Obama’s Big Bird-Romney ad also attacks financial markets
BY DAVID ROEDER Business Reporter October 15, 2012 12:28AM
A screen grab from an ad for President Barack Obama shows business on a trading floor. The image is accompanied by a voiceover that says "gluttons of greed."
Updated: November 16, 2012 6:17AM
By poking fun at Mitt Romney for promising to eliminate Big Bird’s federal funding, did President Barack Obama lay an egg?
The TV ad from the president’s campaign that took a satirical swipe at Romney also could be interpreted as a jab at the financial futures markets, a major industry in Chicago and one Obama represented when he was in the U.S. Senate.
The 30-second ad opens with photos of corporate felons. “Bernie Madoff, Ken Lay, Dennis Kozlowski … criminals … gluttons of greed,” the announcer says. But over the phrase “gluttons of greed,” the commercial shows a brief clip of activity on a trading floor, with someone throwing confetti.
It looks like the daily chaos on the Chicago markets. But it appears on closer examination to be footage from the Minneapolis Grain Exchange, a market known for wheat futures. Its contracts serve the same function for investors and speculators as the products offered at the Chicago Mercantile Exchange and the Chicago Board of Trade.
So is Obama equating those traders with “gluttons of greed”? The president’s campaign spokesman, Ben LaBolt, denied that’s the case. “Listen to the script,” LaBolt said in an email. “‘Gluttons of greed’ is a reference to Lay, Madoff, etc.”
LaBolt couldn’t confirm if the footage showed the Minneapolis exchange, which closed its trading floor in late 2008, before Obama’s inauguration. It converted to an electronic marketplace using the trading network of CME Group Inc., owner of the Chicago exchanges.
A board member of the Minneapolis market, William Power, said he had heard of the ad but hasn’t seen it. He criticized Obama for offering a “villainous portrayal of everybody that’s involved with the trading business or Wall Street or the banking business.”
Power said the image’s use in an ad about the nation’s economic trouble shows a lack of knowledge. “They are so far away from business,” he said.
A longtime trader in futures and options, Power called himself a “socially progressive” person who backs Romney. “This guy Obama is a danger to this economy,” Power said.
A CME spokesman declined to comment.
The ad veers to humor, offering up Big Bird as the sinister force over all corporate wrongdoing and asserts that only Romney has the gumption to take him on.
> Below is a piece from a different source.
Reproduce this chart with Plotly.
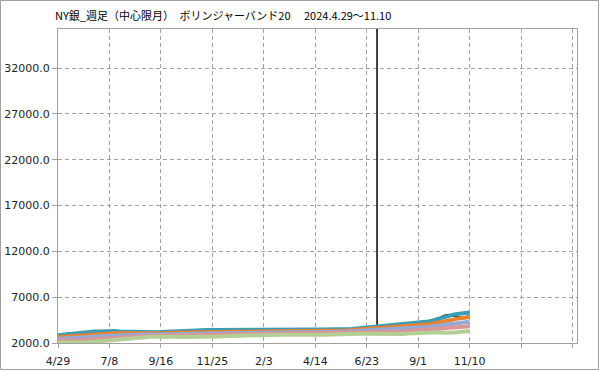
import pandas as pd
import plotly.graph_objects as go

# weekly dates (categories)
weeks = list(pd.date_range("2024-04-29", periods=81, freq="7D"))
tick_dates = pd.date_range("2024-04-29", periods=11, freq="70D")
tick_labels = ["4/29", "7/8", "9/16", "11/25", "2/3", "4/14", "6/23", "9/1", "11/10", "", ""]
y_ticks = [2000, 7000, 12000, 17000, 22000, 27000, 32000]

# weekly close (black, mostly hidden under the bands)
price = [2660, 2820, 3140, 3040, 3060, 2960, 2960, 2960, 2920, 3150,
         3090, 2910, 2790, 2850, 2750, 2860, 2990, 2880, 2800, 3080,
         3120, 3170, 3230, 3160, 3380, 3370, 3270, 3130, 3040, 3130,
         3070, 3110, 3060, 2950, 2980, 2960, 3110, 3050, 3130, 3150,
         3230, 3260, 3320, 3150, 3260, 3420, 3350, 3480, 2960, 3130,
         3260, 3350, 3260, 3290, 3250, 3350, 3300, 3610, 3640, 3610,
         3610, 3700, 3840, 3830, 3930, 3700, 3830, 3800, 3900, 4100,
         4150, 4240, 4300, 4650, 4760, 5030, 5140, 4870, 4860, 4830,
         5070]
# bad tick in the price data: week index and its (off-chart) value
spike_week = 62
spike_value = 40000

# Bollinger band 20 (+2σ, +1σ, mid, -1σ, -2σ)
upper2 = [2848, 2907, 3015, 3092, 3159, 3206, 3227, 3247, 3267, 3298,
          3304, 3298, 3266, 3242, 3206, 3180, 3177, 3169, 3160, 3174,
          3199, 3234, 3263, 3285, 3337, 3383, 3407, 3415, 3419, 3420,
          3419, 3419, 3417, 3402, 3399, 3384, 3376, 3369, 3369, 3365,
          3366, 3369, 3377, 3373, 3361, 3379, 3387, 3431, 3447, 3447,
          3466, 3474, 3472, 3475, 3475, 3486, 3488, 3536, 3591, 3644,
          3689, 3745, 3811, 3885, 3959, 3981, 4017, 4037, 4080, 4138,
          4195, 4257, 4339, 4467, 4623, 4829, 5029, 5122, 5183, 5244,
          5333]
upper1 = [2653, 2692, 2765, 2822, 2874, 2915, 2942, 2969, 2997, 3033,
          3056, 3068, 3061, 3057, 3046, 3042, 3047, 3044, 3038, 3054,
          3078, 3104, 3121, 3135, 3169, 3202, 3222, 3230, 3235, 3235,
          3234, 3239, 3245, 3240, 3244, 3239, 3238, 3239, 3247, 3247,
          3250, 3254, 3260, 3258, 3249, 3259, 3265, 3296, 3302, 3302,
          3316, 3326, 3330, 3340, 3347, 3362, 3368, 3406, 3446, 3484,
          3516, 3555, 3601, 3655, 3709, 3727, 3757, 3775, 3820, 3873,
          3924, 3977, 4044, 4142, 4258, 4403, 4549, 4627, 4688, 4749,
          4830]
middle = [2458, 2477, 2515, 2552, 2589, 2624, 2657, 2691, 2727, 2768,
          2808, 2838, 2856, 2872, 2886, 2904, 2917, 2919, 2916, 2934,
          2957, 2974, 2979, 2985, 3001, 3021, 3037, 3045, 3051, 3050,
          3049, 3059, 3073, 3078, 3089, 3094, 3100, 3109, 3125, 3129,
          3134, 3139, 3143, 3143, 3137, 3139, 3143, 3161, 3157, 3157,
          3166, 3178, 3188, 3205, 3219, 3238, 3248, 3276, 3301, 3324,
          3343, 3365, 3391, 3425, 3459, 3473, 3497, 3513, 3560, 3608,
          3653, 3697, 3749, 3817, 3893, 3977, 4069, 4132, 4193, 4254,
          4327]
lower1 = [2263, 2262, 2265, 2282, 2304, 2333, 2372, 2413, 2457, 2503,
          2560, 2608, 2651, 2687, 2726, 2766, 2787, 2794, 2794, 2814,
          2836, 2844, 2837, 2835, 2833, 2840, 2852, 2860, 2867, 2865,
          2864, 2879, 2901, 2916, 2934, 2949, 2962, 2979, 3003, 3011,
          3018, 3024, 3026, 3028, 3025, 3019, 3021, 3026, 3012, 3012,
          3016, 3030, 3046, 3070, 3091, 3114, 3128, 3146, 3156, 3164,
          3170, 3175, 3181, 3195, 3209, 3219, 3237, 3251, 3300, 3343,
          3382, 3417, 3454, 3492, 3528, 3551, 3589, 3637, 3698, 3759,
          3824]
lower2 = [2068, 2047, 2015, 2012, 2019, 2042, 2087, 2135, 2187, 2238,
          2312, 2378, 2446, 2502, 2566, 2628, 2657, 2669, 2672, 2694,
          2715, 2714, 2695, 2685, 2665, 2659, 2667, 2675, 2683, 2680,
          2679, 2699, 2729, 2754, 2779, 2804, 2824, 2849, 2881, 2893,
          2902, 2909, 2909, 2913, 2913, 2899, 2899, 2891, 2867, 2867,
          2866, 2882, 2904, 2935, 2963, 2990, 3008, 3016, 3011, 3004,
          2997, 2985, 2971, 2965, 2959, 2965, 2977, 2989, 3040, 3078,
          3111, 3137, 3159, 3167, 3163, 3125, 3109, 3142, 3203, 3264,
          3321]

# price path with the bad tick as a vertical excursion at its week
px_x = weeks[:spike_week + 1] + [weeks[spike_week], weeks[spike_week]] + weeks[spike_week + 1:]
px_y = price[:spike_week + 1] + [spike_value, price[spike_week]] + price[spike_week + 1:]

fig = go.Figure()
fig.add_trace(go.Scatter(x=px_x, y=px_y, mode="lines",
                         line=dict(color="#000000", width=1)))
bands = [(upper2, "#3a9db6"), (upper1, "#e8822e"), (middle, "#93a9d7"),
         (lower1, "#d99598"), (lower2, "#b3cf93")]
for vals, col in bands:
    fig.add_trace(go.Scatter(x=weeks, y=vals, mode="lines",
                             line=dict(color=col, width=4)))

axis_col = "#a0a0a0"
L, R, T, B = 58, 22, 29, 27
W, H = 599 - L - R, 370 - T - B
fig.update_layout(
    width=599, height=370,
    margin=dict(l=L, r=R, t=T, b=B),
    paper_bgcolor="white", plot_bgcolor="white",
    showlegend=False, hovermode=False,
    font=dict(family="DejaVu Sans", size=11, color="#222222"),
    title=dict(text="NY銀_週足（中心限月）　ボリンジャーバンド20　 2024.4.29～11.10",
               font=dict(family="Noto Sans CJK JP", size=11, color="#000000"),
               xref="container", yref="container",
               x=55 / 599, xanchor="left", y=1 - 16 / 370, yanchor="middle"),
    shapes=[dict(type="rect", xref="paper", yref="paper",
                 x0=(0.5 - L) / W, x1=(598.5 - L) / W,
                 y0=(T + H - 369.5) / H, y1=(T + H - 0.5) / H,
                 line=dict(color=axis_col, width=1), layer="below")],
)
fig.update_xaxes(
    automargin=False,
    range=["2024-04-29", "2026-04-05"],
    tickvals=list(tick_dates), ticktext=tick_labels,
    showgrid=True, gridcolor=axis_col, griddash="4px,3px", gridwidth=1,
    showline=True, linecolor=axis_col, linewidth=1, mirror=True,
    ticks="outside", ticklen=4, tickcolor=axis_col, ticklabelstandoff=4,
    zeroline=False,
)
fig.update_yaxes(
    automargin=False,
    range=[2000, 36257],
    tickvals=y_ticks, tickformat=".1f",
    showgrid=True, gridcolor=axis_col, griddash="4px,3px", gridwidth=1,
    showline=True, linecolor=axis_col, linewidth=1, mirror=True,
    ticks="outside", ticklen=5, tickcolor=axis_col,
    zeroline=False,
)
fig.write_html("out.html")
In promising during the presidential debate to cut funding for public broadcasting, Romney said he’d do it despite a high regard for the network’s Big Bird character.
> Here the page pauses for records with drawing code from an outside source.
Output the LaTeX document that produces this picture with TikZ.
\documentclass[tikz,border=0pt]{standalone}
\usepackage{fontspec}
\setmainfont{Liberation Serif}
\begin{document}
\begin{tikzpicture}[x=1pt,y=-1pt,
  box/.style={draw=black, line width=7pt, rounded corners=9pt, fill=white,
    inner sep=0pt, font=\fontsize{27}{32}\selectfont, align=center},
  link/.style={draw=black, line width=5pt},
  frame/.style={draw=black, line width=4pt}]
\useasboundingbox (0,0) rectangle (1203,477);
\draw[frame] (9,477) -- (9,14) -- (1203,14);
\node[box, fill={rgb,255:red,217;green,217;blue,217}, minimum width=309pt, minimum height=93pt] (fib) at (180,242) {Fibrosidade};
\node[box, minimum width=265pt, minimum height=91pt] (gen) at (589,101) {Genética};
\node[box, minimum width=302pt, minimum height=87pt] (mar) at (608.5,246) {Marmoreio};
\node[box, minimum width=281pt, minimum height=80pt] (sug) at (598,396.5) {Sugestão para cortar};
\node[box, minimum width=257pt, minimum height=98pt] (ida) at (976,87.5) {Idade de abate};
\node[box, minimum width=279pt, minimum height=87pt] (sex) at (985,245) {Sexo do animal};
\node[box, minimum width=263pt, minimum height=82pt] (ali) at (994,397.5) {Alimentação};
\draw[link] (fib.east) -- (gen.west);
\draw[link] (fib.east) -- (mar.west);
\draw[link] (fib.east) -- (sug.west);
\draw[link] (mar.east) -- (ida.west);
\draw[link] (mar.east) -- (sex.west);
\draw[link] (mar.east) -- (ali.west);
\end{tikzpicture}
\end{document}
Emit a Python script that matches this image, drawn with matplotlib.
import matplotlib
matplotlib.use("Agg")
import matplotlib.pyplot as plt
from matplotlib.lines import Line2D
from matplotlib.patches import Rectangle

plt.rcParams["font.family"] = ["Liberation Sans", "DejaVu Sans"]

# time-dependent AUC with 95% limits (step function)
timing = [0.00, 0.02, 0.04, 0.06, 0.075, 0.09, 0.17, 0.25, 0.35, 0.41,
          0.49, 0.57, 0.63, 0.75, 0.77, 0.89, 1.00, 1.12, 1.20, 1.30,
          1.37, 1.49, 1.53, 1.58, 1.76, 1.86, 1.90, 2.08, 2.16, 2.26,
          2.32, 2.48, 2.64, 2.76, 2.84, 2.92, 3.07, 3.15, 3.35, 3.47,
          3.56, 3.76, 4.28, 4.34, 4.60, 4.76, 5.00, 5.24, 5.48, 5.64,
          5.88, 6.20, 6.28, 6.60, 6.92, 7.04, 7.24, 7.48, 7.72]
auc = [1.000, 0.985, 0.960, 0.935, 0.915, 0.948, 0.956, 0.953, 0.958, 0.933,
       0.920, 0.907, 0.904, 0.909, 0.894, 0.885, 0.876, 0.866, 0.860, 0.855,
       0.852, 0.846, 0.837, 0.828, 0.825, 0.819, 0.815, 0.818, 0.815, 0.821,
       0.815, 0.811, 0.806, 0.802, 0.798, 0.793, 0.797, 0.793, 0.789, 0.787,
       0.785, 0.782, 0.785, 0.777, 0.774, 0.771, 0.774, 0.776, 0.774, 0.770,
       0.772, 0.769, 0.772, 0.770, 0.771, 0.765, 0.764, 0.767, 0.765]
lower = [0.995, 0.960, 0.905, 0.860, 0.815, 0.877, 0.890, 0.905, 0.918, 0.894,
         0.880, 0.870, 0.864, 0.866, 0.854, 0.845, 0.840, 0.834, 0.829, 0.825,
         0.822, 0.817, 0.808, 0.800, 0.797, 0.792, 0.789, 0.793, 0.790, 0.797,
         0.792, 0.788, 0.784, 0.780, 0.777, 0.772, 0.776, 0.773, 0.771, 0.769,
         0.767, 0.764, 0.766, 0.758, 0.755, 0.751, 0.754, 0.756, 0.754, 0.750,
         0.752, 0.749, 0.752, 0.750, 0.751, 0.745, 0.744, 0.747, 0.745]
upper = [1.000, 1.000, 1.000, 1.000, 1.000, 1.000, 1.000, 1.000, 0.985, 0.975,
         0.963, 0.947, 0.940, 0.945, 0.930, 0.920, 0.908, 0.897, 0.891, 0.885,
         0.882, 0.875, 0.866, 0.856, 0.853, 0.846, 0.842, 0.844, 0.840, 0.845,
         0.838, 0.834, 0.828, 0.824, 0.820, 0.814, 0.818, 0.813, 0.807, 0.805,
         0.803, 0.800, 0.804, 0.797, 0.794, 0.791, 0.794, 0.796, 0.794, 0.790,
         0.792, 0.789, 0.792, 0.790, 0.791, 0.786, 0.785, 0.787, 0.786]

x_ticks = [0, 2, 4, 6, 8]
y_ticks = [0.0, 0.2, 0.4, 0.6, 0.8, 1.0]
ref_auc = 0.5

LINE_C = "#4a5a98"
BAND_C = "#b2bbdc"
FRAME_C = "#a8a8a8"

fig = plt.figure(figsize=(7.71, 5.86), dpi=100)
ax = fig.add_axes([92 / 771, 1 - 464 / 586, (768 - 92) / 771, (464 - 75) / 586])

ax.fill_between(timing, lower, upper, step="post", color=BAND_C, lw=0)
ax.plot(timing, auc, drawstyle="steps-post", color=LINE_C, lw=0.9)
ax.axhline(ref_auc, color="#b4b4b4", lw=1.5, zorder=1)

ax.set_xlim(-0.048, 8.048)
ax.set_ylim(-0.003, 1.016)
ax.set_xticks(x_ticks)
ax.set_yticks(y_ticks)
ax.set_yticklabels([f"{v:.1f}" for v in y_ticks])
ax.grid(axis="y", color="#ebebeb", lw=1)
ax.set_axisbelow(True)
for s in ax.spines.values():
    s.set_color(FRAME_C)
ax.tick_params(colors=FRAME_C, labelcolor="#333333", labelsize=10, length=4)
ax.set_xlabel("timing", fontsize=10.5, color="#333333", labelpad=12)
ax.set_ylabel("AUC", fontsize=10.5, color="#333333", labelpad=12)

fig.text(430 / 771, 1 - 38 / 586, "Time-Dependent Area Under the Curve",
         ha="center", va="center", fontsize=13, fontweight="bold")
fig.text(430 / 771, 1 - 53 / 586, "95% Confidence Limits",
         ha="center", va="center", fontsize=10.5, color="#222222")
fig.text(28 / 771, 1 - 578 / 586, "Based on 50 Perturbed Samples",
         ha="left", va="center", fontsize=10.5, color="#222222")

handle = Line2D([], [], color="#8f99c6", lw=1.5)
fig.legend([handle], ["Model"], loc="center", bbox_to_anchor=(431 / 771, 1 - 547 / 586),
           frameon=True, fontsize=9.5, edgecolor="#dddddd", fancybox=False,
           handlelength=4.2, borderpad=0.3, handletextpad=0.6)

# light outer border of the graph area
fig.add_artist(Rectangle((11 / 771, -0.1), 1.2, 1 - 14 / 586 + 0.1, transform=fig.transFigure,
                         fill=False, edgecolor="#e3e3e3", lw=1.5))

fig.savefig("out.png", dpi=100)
“Mitt Romney knows it’s not Wall Street you have to worry about, but Sesame Street,” the ad says.
The criminals the ad mentions all had prosecutions at least started under President George Bush, whereas some have accused federal regulators under Obama of being slow to punish those involved in more recent scandals, such as the collapse of the MF Global brokerage.
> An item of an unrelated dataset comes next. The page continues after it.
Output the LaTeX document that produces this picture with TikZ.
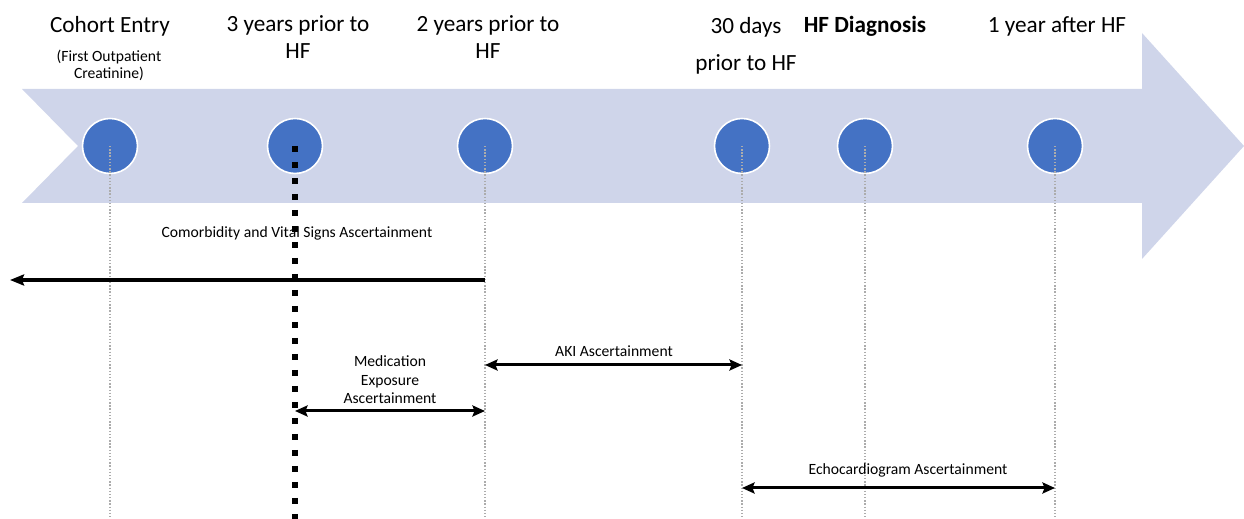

LaBolt summed up the ad’s point: “There’s no doubt that excessive risk taking and a lack of oversight triggered the financial crisis that crashed the economy and devastated the middle class. The president took essential steps to ensure that never happens again, but Mitt Romney won’t stand up to Wall Street — he’d repeal Wall Street reform and risk a relapse. Instead, he’s found the strength and courage to take on Big Bird.”
Either way, Obama can’t say he didn’t know he was putting future traders in the middle of the fight. “I’m Barack Obama and I approved this message” are the first words that greet the viewer.